Given problem
Copy nothing but the stretch that opens with the line containing "What Chart.js code" and closes with the line containing "Arial, Helvetica, sans-serif';". Keep pictures out.

Available records

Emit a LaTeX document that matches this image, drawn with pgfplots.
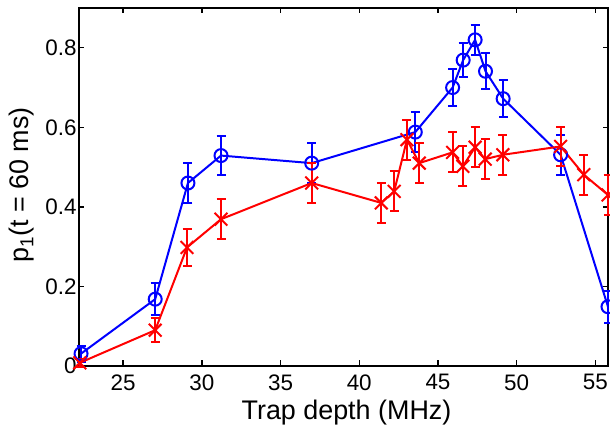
\documentclass[border=0pt]{standalone}
\usepackage{pgfplots}
\pgfplotsset{compat=1.18}
\usepackage{fontspec}
\setmainfont{Liberation Sans}
\begin{document}
\begin{tikzpicture}
\begin{axis}[
  name=ax,
  scale only axis,
  width=529bp, height=358bp,
  xmin=22.2, xmax=55.8,
  ymin=0, ymax=0.9,
  xtick={25,30,35,40,45,50,55},
  ytick={0,0.2,0.4,0.6,0.8},
  yticklabels={0,0.2,0.4,0.6,0.8},
  tick align=inside,
  tick pos=both,
  major tick length=5.5bp,
  axis line style={line width=2bp},
  tick style={line width=1.4bp, black},
  /pgf/number format/assume math mode=true,
  tick label style={font=\fontsize{22.5}{26}\selectfont},
  xticklabel style={yshift=-5bp},
  yticklabel style={xshift=1bp},
  xlabel={Trap depth (MHz)},
  ylabel={p\textsubscript{1}(t = 60 ms)},
  every axis x label/.style={at={(rel axis cs:0.5,0)}, anchor=center, yshift=-47bp, xshift=3bp, font=\fontsize{27}{30}\selectfont},
  every axis y label/.style={at={(rel axis cs:0,0.5)}, xshift=-57bp, yshift=2bp, rotate=90, anchor=center, font=\fontsize{27}{30}\selectfont},
  clip=false,
]
\addplot[blue, line width=2bp, mark=o, mark size=6.5bp, mark options={line width=2bp},
  error bars/.cd, y dir=both, y explicit,
  error bar style={line width=2bp},
  error mark options={line width=2bp, mark size=4.5bp, rotate=90}]
coordinates {
(22.33,0.031) +- (0,0.02)
(27.04,0.168) +- (0,0.04)
(29.12,0.46) +- (0,0.05)
(31.22,0.529) +- (0,0.05)
(36.98,0.51) +- (0,0.05)
(43.56,0.588) +- (0,0.05)
(45.93,0.70) +- (0,0.047)
(46.6,0.769) +- (0,0.043)
(47.36,0.82) +- (0,0.038)
(48.02,0.741) +- (0,0.045)
(49.14,0.672) +- (0,0.047)
(52.79,0.531) +- (0,0.05)
(55.8,0.149) +- (0,0.04)
};
\addplot[red, line width=2bp, mark=x, mark size=9bp, mark options={line width=2bp},
  error bars/.cd, y dir=both, y explicit,
  error bar style={line width=2bp},
  error mark options={line width=2bp, mark size=4.5bp, rotate=90}]
coordinates {
(22.25,0.008) +- (0,0.01)
(27.04,0.09) +- (0,0.03)
(29.06,0.298) +- (0,0.047)
(31.22,0.369) +- (0,0.05)
(36.98,0.46) +- (0,0.05)
(41.4,0.41) +- (0,0.05)
(42.22,0.439) +- (0,0.05)
(43.03,0.569) +- (0,0.05)
(43.81,0.51) +- (0,0.05)
(45.93,0.537) +- (0,0.05)
(46.58,0.502) +- (0,0.05)
(47.36,0.55) +- (0,0.05)
(48.0,0.52) +- (0,0.05)
(49.12,0.531) +- (0,0.05)
(52.79,0.552) +- (0,0.05)
(54.26,0.481) +- (0,0.05)
(55.8,0.43) +- (0,0.05)
};
\end{axis}
\pgfresetboundingbox
\path[use as bounding box] ([shift={(-79bp,-59bp)}]ax.south west) rectangle ([shift={(2bp,8bp)}]ax.north east);
\end{tikzpicture}
\end{document}
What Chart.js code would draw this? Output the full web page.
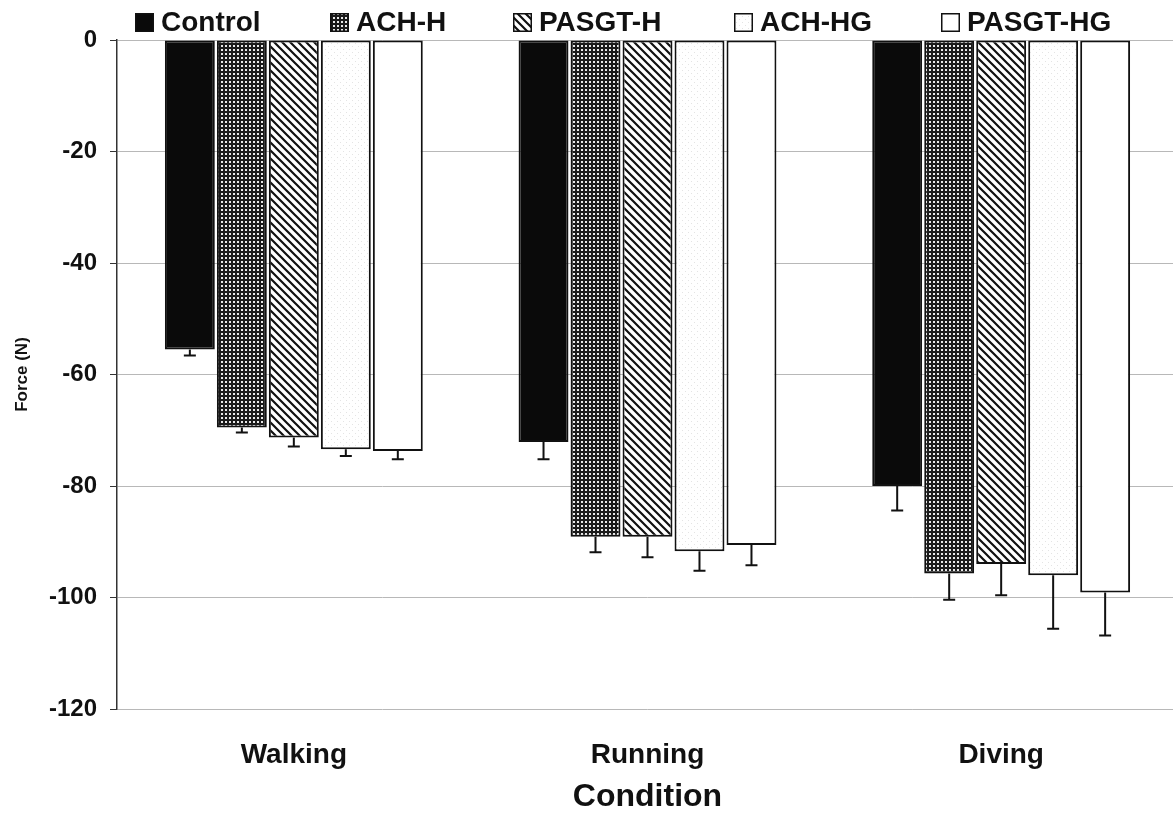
<!DOCTYPE html>
<html>
<head>
<meta charset="utf-8">
<script src="https://cdn.jsdelivr.net/npm/chart.js@4.4.1/dist/chart.umd.min.js"></script>
<style>
  html, body { margin: 0; padding: 0; background: #ffffff; overflow: hidden; }
  #wrap { width: 1178px; height: 813px; }
</style>
</head>
<body>
<div id="wrap"><canvas id="c" width="1178" height="813"></canvas></div>
<script>
// ---- data ----
const categories = ['Walking', 'Running', 'Diving'];
const seriesNames = ['Control', 'ACH-H', 'PASGT-H', 'ACH-HG', 'PASGT-HG'];
const controlValues  = [-55.5, -72.1, -80.0];
const achHValues     = [-69.5, -89.1, -95.7];
const pasgtHValues   = [-71.3, -89.1, -94.0];
const achHGValues    = [-73.4, -91.7, -96.0];
const pasgtHGValues  = [-73.7, -90.6, -99.1];
const controlErr  = [1.1, 3.1, 4.4];
const achHErr     = [0.9, 2.8, 4.7];
const pasgtHErr   = [1.6, 3.7, 5.6];
const achHGErr    = [1.2, 3.5, 9.6];
const pasgtHGErr  = [1.5, 3.6, 7.7];
const yTicks = [0, -20, -40, -60, -80, -100, -120];

const FONT = '"Liberation Sans", Arial, Helvetica, sans-serif';

// ---- patterns ----
function makePattern(kind) {
  const t = document.createElement('canvas');
  const g = t.getContext('2d');
  if (kind === 'dots') {
    t.width = 4; t.height = 4;
    g.fillStyle = '#1a1a1a'; g.fillRect(0, 0, 4, 4);
    g.fillStyle = '#e8e8e8'; g.fillRect(1, 1, 2, 2);
  } else if (kind === 'diag') {
    t.width = 8; t.height = 8;
    g.fillStyle = '#ffffff'; g.fillRect(0, 0, 8, 8);
    g.strokeStyle = '#111'; g.lineWidth = 2.2;
    g.beginPath();
    g.moveTo(-2, -2); g.lineTo(10, 10);
    g.moveTo(-10, -2); g.lineTo(2, 10);
    g.moveTo(6, -2); g.lineTo(18, 10);
    g.stroke();
  } else if (kind === 'stipple') {
    t.width = 6; t.height = 6;
    g.fillStyle = '#ffffff'; g.fillRect(0, 0, 6, 6);
    g.fillStyle = '#e4e4e4'; g.fillRect(1, 1, 1, 1); g.fillRect(4, 4, 1, 1);
  }
  return g.createPattern(t, 'repeat');
}
const ctx0 = document.getElementById('c').getContext('2d');
const fills = ['#0a0a0a', makePattern('dots'), makePattern('diag'), makePattern('stipple'), '#ffffff'];

const valueSets = [controlValues, achHValues, pasgtHValues, achHGValues, pasgtHGValues];
const errSets = [controlErr, achHErr, pasgtHErr, achHGErr, pasgtHGErr];

const datasets = seriesNames.map((name, i) => ({
  label: name,
  data: valueSets[i],
  errors: errSets[i],
  backgroundColor: fills[i],
  borderColor: '#111111',
  borderWidth: 2,
  borderSkipped: false,
  categoryPercentage: 0.735,
  barPercentage: 0.96
}));

// ---- error bars (downward only) ----
const errorBarPlugin = {
  id: 'errorBars',
  afterDatasetsDraw(chart) {
    const ctx = chart.ctx;
    const ys = chart.scales.y;
    ctx.save();
    ctx.strokeStyle = '#111';
    ctx.lineWidth = 2;
    chart.data.datasets.forEach((ds, di) => {
      const meta = chart.getDatasetMeta(di);
      meta.data.forEach((bar, j) => {
        const v = ds.data[j];
        const e = ds.errors[j];
        const yStart = ys.getPixelForValue(v);
        const yEnd = ys.getPixelForValue(v - e);
        ctx.beginPath();
        ctx.moveTo(bar.x, yStart);
        ctx.lineTo(bar.x, yEnd);
        ctx.moveTo(bar.x - 6, yEnd);
        ctx.lineTo(bar.x + 6, yEnd);
        ctx.stroke();
      });
    });
    ctx.restore();
  }
};

// ---- legend (top row) ----
const legendBoxX = [135, 330, 513, 734, 941];
const legendPlugin = {
  id: 'topLegend',
  afterDraw(chart) {
    const ctx = chart.ctx;
    ctx.save();
    chart.data.datasets.forEach((ds, i) => {
      const bx = legendBoxX[i];
      const by = 13, s = 19;
      ctx.fillStyle = ds.backgroundColor;
      ctx.fillRect(bx, by, s, s);
      ctx.strokeStyle = '#111';
      ctx.lineWidth = 1.5;
      ctx.strokeRect(bx + 0.75, by + 0.75, s - 1.5, s - 1.5);
      ctx.fillStyle = '#111';
      ctx.font = 'bold 28px ' + FONT;
      ctx.textBaseline = 'middle';
      ctx.textAlign = 'left';
      ctx.fillText(ds.label, bx + s + 7, by + s / 2 + 1);
    });
    ctx.restore();
  }
};

new Chart(ctx0, {
  type: 'bar',
  data: { labels: categories, datasets: datasets },
  options: {
    responsive: false,
    animation: false,
    layout: { padding: { top: 40, left: 0, right: 0, bottom: 0 } },
    plugins: {
      legend: { display: false },
      tooltip: { enabled: false }
    },
    scales: {
      x: {
        grid: { display: false, drawTicks: false, tickLength: 0 },
        border: { display: false },
        ticks: { color: '#111', font: { family: FONT, size: 28, weight: 'bold' }, padding: 29 },
        title: { display: true, text: 'Condition', color: '#111', font: { family: FONT, size: 32, weight: 'bold', lineHeight: 1 }, padding: 0 },
        afterFit(scale) { scale.height = 104; }
      },
      y: {
        min: -120,
        max: 0,
        afterBuildTicks(scale) { scale.ticks = yTicks.map(v => ({ value: v })); },
        grid: { color: '#b8b8b8', lineWidth: 1, tickColor: '#333', tickLength: 7, drawTicks: true },
        border: { display: true, color: '#333', width: 1.5 },
        ticks: { color: '#111', font: { family: FONT, size: 24, weight: 'bold' }, padding: 13 },
        title: { display: true, text: 'Force (N)', color: '#111', font: { family: FONT, size: 17, weight: 'bold' }, padding: { top: 12, bottom: 0 } },
        afterFit(scale) { scale.width = 117; }
      }
    }
  },
  plugins: [errorBarPlugin, legendPlugin]
});
</script>
</body>
</html>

The reply
What Chart.js code would draw this? Output the full web page.
<!DOCTYPE html>
<html>
<head>
<meta charset="utf-8">
<script src="https://cdn.jsdelivr.net/npm/chart.js@4.4.1/dist/chart.umd.min.js"></script>
<style>
  html, body { margin: 0; padding: 0; background: #ffffff; overflow: hidden; }
  #wrap { width: 1178px; height: 813px; }
</style>
</head>
<body>
<div id="wrap"><canvas id="c" width="1178" height="813"></canvas></div>
<script>
// ---- data ----
const categories = ['Walking', 'Running', 'Diving'];
const seriesNames = ['Control', 'ACH-H', 'PASGT-H', 'ACH-HG', 'PASGT-HG'];
const controlValues  = [-55.5, -72.1, -80.0];
const achHValues     = [-69.5, -89.1, -95.7];
const pasgtHValues   = [-71.3, -89.1, -94.0];
const achHGValues    = [-73.4, -91.7, -96.0];
const pasgtHGValues  = [-73.7, -90.6, -99.1];
const controlErr  = [1.1, 3.1, 4.4];
const achHErr     = [0.9, 2.8, 4.7];
const pasgtHErr   = [1.6, 3.7, 5.6];
const achHGErr    = [1.2, 3.5, 9.6];
const pasgtHGErr  = [1.5, 3.6, 7.7];
const yTicks = [0, -20, -40, -60, -80, -100, -120];

const FONT = '"Liberation Sans", Arial, Helvetica, sans-serif';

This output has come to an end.